Should writers work more on writing or getting connections?
GW: Writers should work on becoming great storytellers.
How many times have you flown to L.A. in the last year?
GW: Maybe 9 times. I'd like to point out that commuting costs are easily covered by not having to pay California's State income tax.
You have a MAJOR film coming out this fall ("50 First Dates")...how have you prepared yourself for this? Or can you?
GW: That represents creative work I finished several years ago, so it's not part of my daily reality. I imagine I will go to the premiere.
"Heat" and "Power" are buzz words when it comes to the Hollywood Scene. How are you using whatever "heat" you've generated or "power" that you may have to continue to be a successful writer?
GW: The Adam Sandler/Drew Barrymore pairing raises my profile, and helps me in negotiations on new projects.

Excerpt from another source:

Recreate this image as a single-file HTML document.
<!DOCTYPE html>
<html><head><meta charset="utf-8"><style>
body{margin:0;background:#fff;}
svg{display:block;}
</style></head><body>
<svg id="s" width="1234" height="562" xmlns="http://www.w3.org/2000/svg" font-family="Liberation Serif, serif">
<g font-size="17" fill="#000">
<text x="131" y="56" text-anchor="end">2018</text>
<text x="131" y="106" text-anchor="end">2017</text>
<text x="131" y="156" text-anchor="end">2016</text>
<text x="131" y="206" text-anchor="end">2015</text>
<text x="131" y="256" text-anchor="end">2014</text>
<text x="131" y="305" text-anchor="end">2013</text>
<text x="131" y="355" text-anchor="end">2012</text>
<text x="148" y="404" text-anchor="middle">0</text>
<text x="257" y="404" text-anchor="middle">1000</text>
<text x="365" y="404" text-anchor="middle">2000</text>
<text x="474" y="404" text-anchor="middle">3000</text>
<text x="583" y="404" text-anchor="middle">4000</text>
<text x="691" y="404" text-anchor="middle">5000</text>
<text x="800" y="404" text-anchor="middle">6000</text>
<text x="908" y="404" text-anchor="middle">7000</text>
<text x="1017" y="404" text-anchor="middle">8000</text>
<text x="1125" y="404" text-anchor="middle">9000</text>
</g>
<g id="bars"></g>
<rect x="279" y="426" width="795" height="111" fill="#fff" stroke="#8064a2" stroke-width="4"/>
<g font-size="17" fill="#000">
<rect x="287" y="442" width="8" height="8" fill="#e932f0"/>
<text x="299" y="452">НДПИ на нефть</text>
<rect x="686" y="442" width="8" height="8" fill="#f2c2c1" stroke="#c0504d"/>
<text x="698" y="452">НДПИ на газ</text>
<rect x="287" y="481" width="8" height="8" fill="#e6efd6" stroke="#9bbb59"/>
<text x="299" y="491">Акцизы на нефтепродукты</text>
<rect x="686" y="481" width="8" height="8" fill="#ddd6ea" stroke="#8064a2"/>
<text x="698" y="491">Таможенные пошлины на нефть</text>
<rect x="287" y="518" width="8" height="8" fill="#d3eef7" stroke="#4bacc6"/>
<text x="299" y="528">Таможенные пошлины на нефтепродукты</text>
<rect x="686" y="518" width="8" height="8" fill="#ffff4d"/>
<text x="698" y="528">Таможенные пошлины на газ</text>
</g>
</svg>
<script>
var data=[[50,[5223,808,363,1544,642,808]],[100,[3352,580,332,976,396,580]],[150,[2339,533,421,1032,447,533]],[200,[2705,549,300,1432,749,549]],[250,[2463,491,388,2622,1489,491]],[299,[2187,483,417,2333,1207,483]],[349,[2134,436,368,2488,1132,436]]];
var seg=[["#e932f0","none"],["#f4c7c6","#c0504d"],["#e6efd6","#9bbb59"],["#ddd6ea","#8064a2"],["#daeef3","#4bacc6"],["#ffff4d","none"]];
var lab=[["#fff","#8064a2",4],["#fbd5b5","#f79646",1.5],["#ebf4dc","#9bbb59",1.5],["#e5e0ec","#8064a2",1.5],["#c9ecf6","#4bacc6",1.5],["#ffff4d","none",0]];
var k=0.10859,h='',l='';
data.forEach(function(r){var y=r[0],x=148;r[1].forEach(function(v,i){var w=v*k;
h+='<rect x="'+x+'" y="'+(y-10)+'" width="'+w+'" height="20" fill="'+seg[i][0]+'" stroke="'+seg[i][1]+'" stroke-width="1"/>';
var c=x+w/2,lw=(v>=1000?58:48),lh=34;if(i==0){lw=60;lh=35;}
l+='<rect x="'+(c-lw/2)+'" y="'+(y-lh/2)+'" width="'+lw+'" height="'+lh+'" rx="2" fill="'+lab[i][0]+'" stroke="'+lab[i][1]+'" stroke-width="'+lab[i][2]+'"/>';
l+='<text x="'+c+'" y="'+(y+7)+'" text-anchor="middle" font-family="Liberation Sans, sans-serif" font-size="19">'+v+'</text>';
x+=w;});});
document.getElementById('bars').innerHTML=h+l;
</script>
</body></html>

Naturally, I hope the movie does good business.
Now that your career is picking up speed - where do you see yourself in five years? Why?
GW: I would like to help turn Seattle into a movie town. If could make feature films with the local community, I would have the perfect life.
What's the most SURPRISING thing you've encountered in Hollywood?
GW: Studio execs are a lot smarter and more literate than I expected. And for some reason, the concept of a protected left turn has not reached Southern California.
What's the most surprising thing you've discovered about yourself?
GW: That I have gone from a blithering idiot who couldn't talk about a project at all, to someone who, at times, can sell a pitch.
Do you have any advice for any first time screenwriters out there?
GW: Don't write a screenplay. Seriously, that's my advice. A screenplay is not the unit of currency in the film business, the premise/story is. Too many people dash off a first draft of a half-baked premise and then convince themselves, that because it's properly formatted, 110 pages, and bound with brass brads, it must be a valuable property. Your valuable property is your brilliant original story. Develop THAT, test it by telling to complete strangers, until it works like a Swiss watch and you know the characters intimately. Only then should you write it, and then it will be great.